Normally, when I go shopping, I buy white onions. I can't help it, I like their bite. Onions are good for digestion, and the white ones have that special kick, cleaner and crisper than regular yellow onions. They're strong, and you have to be strong in the kitchen to deal with them; cut them quick and get them out of your face, or you'll be all tears.

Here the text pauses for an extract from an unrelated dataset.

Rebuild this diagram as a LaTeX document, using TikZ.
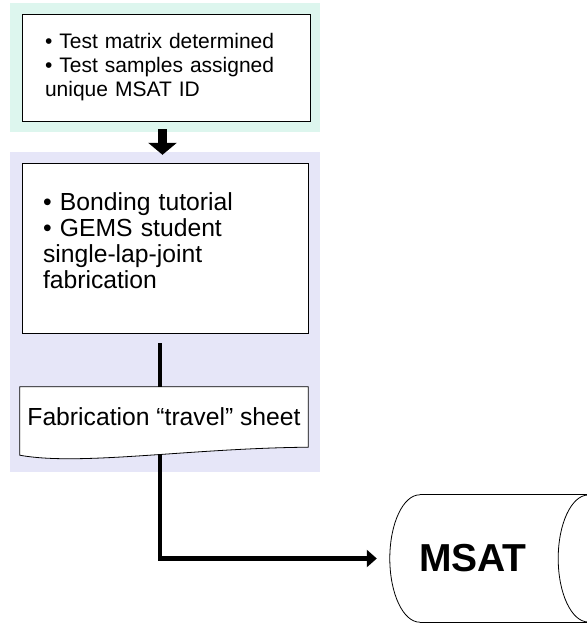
\documentclass[tikz,border=0pt]{standalone}
\usepackage{fontspec}
\setmainfont{Liberation Sans}
\usetikzlibrary{arrows.meta, positioning, calc}
\pgfdeclarelayer{background}
\pgfsetlayers{background,main}
\definecolor{plangreen}{RGB}{221,246,238}
\definecolor{fabviolet}{RGB}{230,230,248}

\begin{document}
\begin{tikzpicture}[x=1pt, y=-1pt,
        panel/.style={rectangle, minimum width=310pt, inner sep=0pt},
        box/.style={rectangle, draw, fill=white, align=left, line width=0.8pt},
        link/.style={line width=4.5pt},
        flow/.style={line width=4.5pt, -{Triangle[length=10pt, width=17pt]}},
        outline/.style={draw, line width=0.8pt}]
        \useasboundingbox (0,0) rectangle (586,623);

        % Nodes
        \node[box, text width=242pt, inner xsep=23pt, minimum height=107pt, font=\fontsize{21}{24}\selectfont] (plan) at (166,67.5) {• Test matrix determined\\• Test samples assigned\\unique MSAT ID};
        \node[box, text width=244pt, inner xsep=21pt, minimum height=170pt, font=\fontsize{24.7}{25.7}\selectfont] (fab) at (165,248) {• Bonding tutorial\\• GEMS student\\single-lap-joint\\fabrication\rule[-15pt]{0pt}{0pt}};
        \node[minimum width=288pt, minimum height=60pt, inner xsep=0pt, font=\fontsize{24.7}{28}\selectfont] (sheet) at (164,417) {Fabrication “travel” sheet};
        \node[minimum width=166pt, minimum height=127pt, inner sep=0pt, font=\bfseries\fontsize{39}{39}\selectfont] (store) at (473,558.5) {MSAT};

        % Panels
        \begin{pgfonlayer}{background}
            \node[panel, fill=plangreen, minimum height=128.5pt] (planpanel) at (165,67.25) {};
            \node[panel, fill=fabviolet, minimum height=320pt] (fabpanel) at (165,312) {};
            \draw[outline, fill=white] (sheet.north west) -- (sheet.north east) -- (sheet.south east)
                .. controls ($(sheet.south west)+(170,1)$) and ($(sheet.south west)+(60,19)$) .. ($(sheet.south west)+(0,8)$) -- cycle;
        \end{pgfonlayer}

        % MSAT drum
        \draw[outline] ($(store.north west)+(30,0)$) -- ($(store.north east)+(32,0)$);
        \draw[outline] ($(store.south west)+(30,0)$) -- ($(store.south east)+(32,0)$);
        \draw[outline] ($(store.north west)+(30,0)$) .. controls ($(store.north west)+(13.4,0)$) and ($(store.west)+(0,-35.1)$) .. (store.west)
            .. controls ($(store.west)+(0,35.1)$) and ($(store.south west)+(13.4,0)$) .. ($(store.south west)+(30,0)$);
        \draw[outline] ($(store.east)+(32,0)$) ellipse [x radius=30, y radius=63.5];

        % Edges
        \draw[line width=9pt, -{Triangle[length=12pt, width=28pt]}, shorten <=-2.5pt, shorten >=-3pt] ([xshift=-2.5pt]planpanel.south) -- ([xshift=-2.5pt]fabpanel.north);
        \draw[link, shorten <=10pt] ([xshift=-5pt]fab.south) -- ([xshift=-4pt]sheet.north);
        \draw[flow, shorten >=13pt] ($(sheet.south)+(-4,7)$) |- (store.west);
    \end{tikzpicture}
\end{document}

But I bought a Vidalia the other day, not really knowing why. I came home, and I started to prepare my rice and beans, and I stood at the counter, and I looked at the onion with its little, official "Vidalia from Spain" label, and proceeded to cut it up, as I thought of Grandma. Small, thin strips, to sauté with olive oil and cumin, left still crunchy, which is more than Grandma ever did, but it didn't seem to matter that it was a Vidalia onion. I cried anyway.

***
Making grand statements about death is a risky business, so I'll leave the clichés to those more inclined to them. It is now weeks past Grandma's Yahrzeit, a little more than thirteen months since she died. Every now and then, I feel as though I've begun to understand what it means not to have her here, and then something comes along, as complex and layered as an onion, to remind me that I am still not reconciled with the idea. I can only accept it, and continue to hope that I'll maintain her memory with the same freshness and sweetness as the Vidalias she taught me to love.